Martin Scorsese’s The Irishman sips from the fountain of youth for its looks; but can the story hold its liquor?

By Cam Williams

In Martin Scorsese’s The Irishman characters are not defined by how they live but how they die. Mid-scene, text flashes up on the screen with info about the fate of mobsters; often under grisly circumstances.

There’s a savagery to their demise, which highlights why they were swiftly removed from ‘the business’, and it’s brutal because it’s based on a true story. 

From a nursing home, an elderly Frank ‘The Irishman’ Sheeran (Robert De Niro) reflects on his life. The World War II veteran recounts his time as a mobster, navigating the politics of a crime family (led by Joe Pesci) and his involvement with the disappearance of labour union leader Jimmy Hoffa (the best Al Pacino has been in years).

The crime bosses in The Irishman talk in mundane riddles, experienced to assume everyone is wearing a wire, and they have a saying: it’s what it is. Once a decision is made there’s no time for questions. It’s what it is.

Regret? That will occupy the time of those who lucky enough to survive, which often means betraying an associate. We never see a bulk of the assassinations in this epic crime saga that runs a whopping 210 minutes, yet Scorsese’s film is a bit like life itself; it flies by when you’re in it. 

The Irishman is an immersive film that spans decades by digital de-aging its cast. Seeing De Niro and Pesci’s faces smoothed like they got lost in a videogame is unnerving at first, but you slowly accept it as a tool of the trade. 50 years ago, people complained a prosthetic nose looked too fake; the technology is not there to match the ambition yet.

Scorsese and screenwriter Steven Zaillian (Moneyball, Gangs of New York, Schindler’s List), adapting the book I Hear You Paint Houses by Charles Brandt, trace Sheeran’s involvement in the corruption of American life that eventually spills into the public arena. The rot slowly exposes itself over the course of the film. The path to the JFK Assassination and Watergate is laid out. It’s a world where men refuse to talk to each other and doublespeak rules.

But what does any of this yield?

Scorsese’s film is full of remorse, highlighted by De Niro’s performance that slowly wears Sheeran down until he realises the futility of it all when it’s too late.

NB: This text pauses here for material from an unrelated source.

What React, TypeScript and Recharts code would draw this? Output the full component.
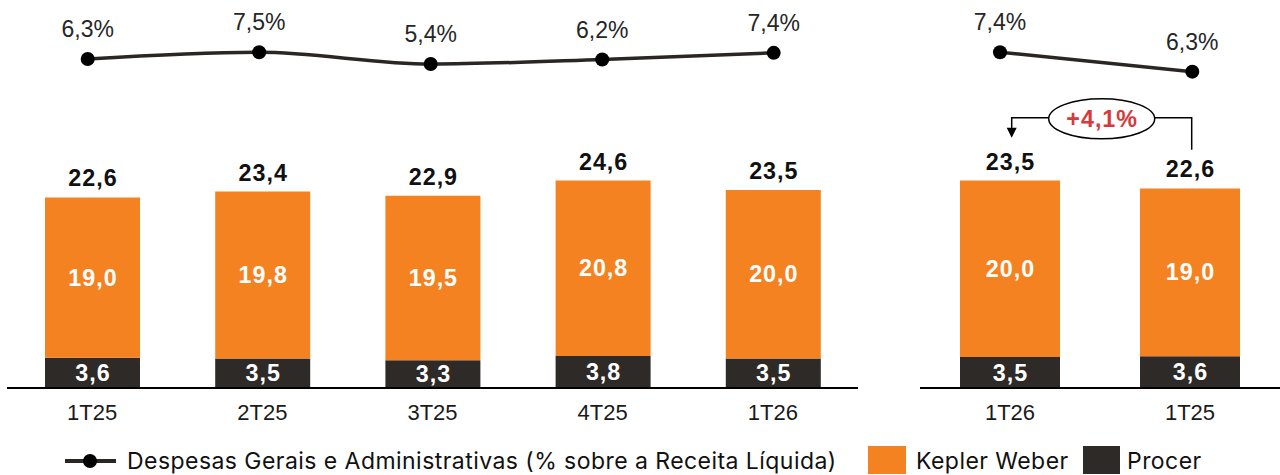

Scorsese is 76 years old and The Irishman is a late-career masterwork where’s he’s measuring the value of a life through the filter of a crime saga, his go-to genre. Sheeran dwells on the past, isolated in old age and only visited by the FBI. He’s the one who outlived all his associates and kept all the secrets. Was it worth it? 

It’s what it is.

The Irishman will release on Netflix on Wednesday, 27 November 2019, with a limited cinematic run at Dendy Cinemas from time of writing, Monday, 11 November.